Saturday night is left for the puzzlers to do their own thing so we got a few good friends together and headed to one of the local places to eat. During dinner there were a few puzzles handed around which seems to be the norm for anything surrounding IPP.
One very interesting puzzle which was handed around was the 1 Bit Puzzle. This is a puzzle from the Gathering for Gardner 10 meeting. The puzzle was a tiny circuit board which had a little blinking light (hence 1 bit). The idea was to decode the blinking light to solve a puzzle. Based on the discussion, the initial blinking led you to a website. From there, you put the puzzle in the cold, and the blinking would change, leading you to put the puzzle near a radio tuned to a particular station, which led you to something else and so on. It sounded like a fantastic little puzzle, which so much being put into such a small package, and would probably have been a lot of fun to play with.
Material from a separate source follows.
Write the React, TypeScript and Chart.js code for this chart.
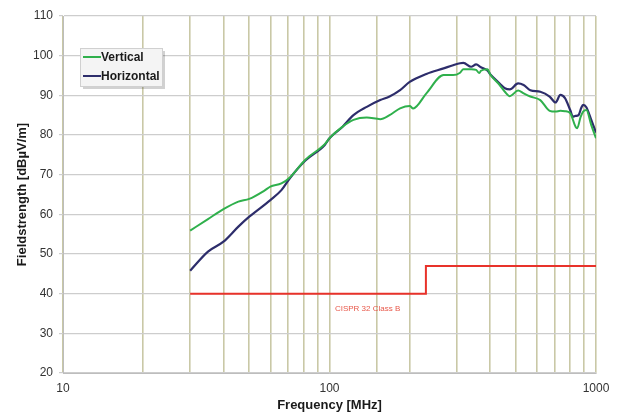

Before long someone produced my nemesis, the Rubicks cube. This one had a rather shocking secret to it though which got Brian so well, he gave out quite the shout and dropped the puzzle on the floor. Despite expecting it, it seems that this little cube packs quite the punch!
After dinner it was back to the hotel to play with more of the design puzzles. Since Brian had the key to the puzzle room, there was little chance of us missing anything! I had made pretty good progress through the puzzles, and had narrowed down my favorites so I had a pretty good idea which puzzles I’d be voting for. With only one day left I didn’t have a lot of time to finalise my decisions.